───── DATASET EXTRACT ─────

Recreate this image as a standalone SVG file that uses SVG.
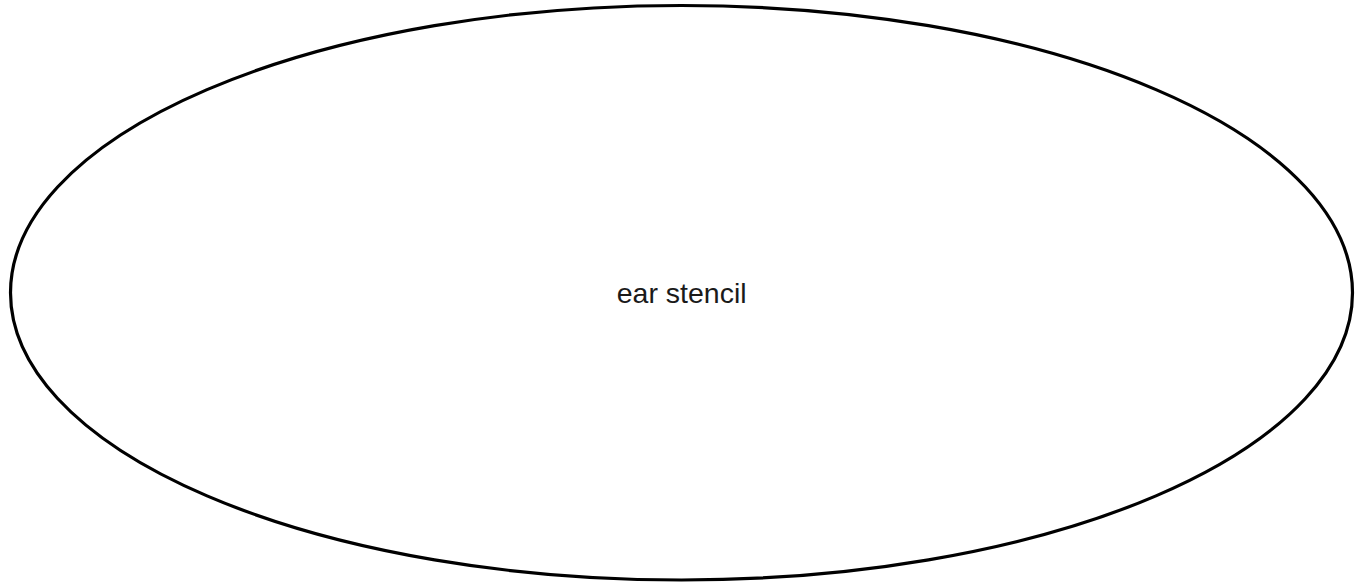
<svg xmlns="http://www.w3.org/2000/svg" width="1358" height="585" viewBox="0 0 1358 585">
<style>
.node-shape{fill:#ffffff;stroke:#000000;stroke-width:3.2}
.node-label{font-family:"Liberation Sans",Arial,sans-serif;font-size:28.5px;fill:#1a1a1a;text-anchor:middle}
</style>
<rect width="1358" height="585" fill="#ffffff"/>
<g id="connectors"></g>
<g id="node-ear-stencil">
<ellipse class="node-shape" cx="681.5" cy="292.75" rx="671" ry="287.25"/>
<text class="node-label" x="681.7" y="302.7">ear stencil</text>
</g>
</svg>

─────

▸ **WHAT IS ASKED**:
Omit the pictures, then quote the rest of the material above exactly.

▸ **RESULT OF THIS EXERCISE**:
Recreate this image as a standalone SVG file that uses SVG.
<svg xmlns="http://www.w3.org/2000/svg" width="1358" height="585" viewBox="0 0 1358 585">
<style>
.node-shape{fill:#ffffff;stroke:#000000;stroke-width:3.2}
.node-label{font-family:"Liberation Sans",Arial,sans-serif;font-size:28.5px;fill:#1a1a1a;text-anchor:middle}
</style>
<rect width="1358" height="585" fill="#ffffff"/>
<g id="connectors"></g>
<g id="node-ear-stencil">
<ellipse class="node-shape" cx="681.5" cy="292.75" rx="671" ry="287.25"/>
<text class="node-label" x="681.7" y="302.7">ear stencil</text>
</g>
</svg>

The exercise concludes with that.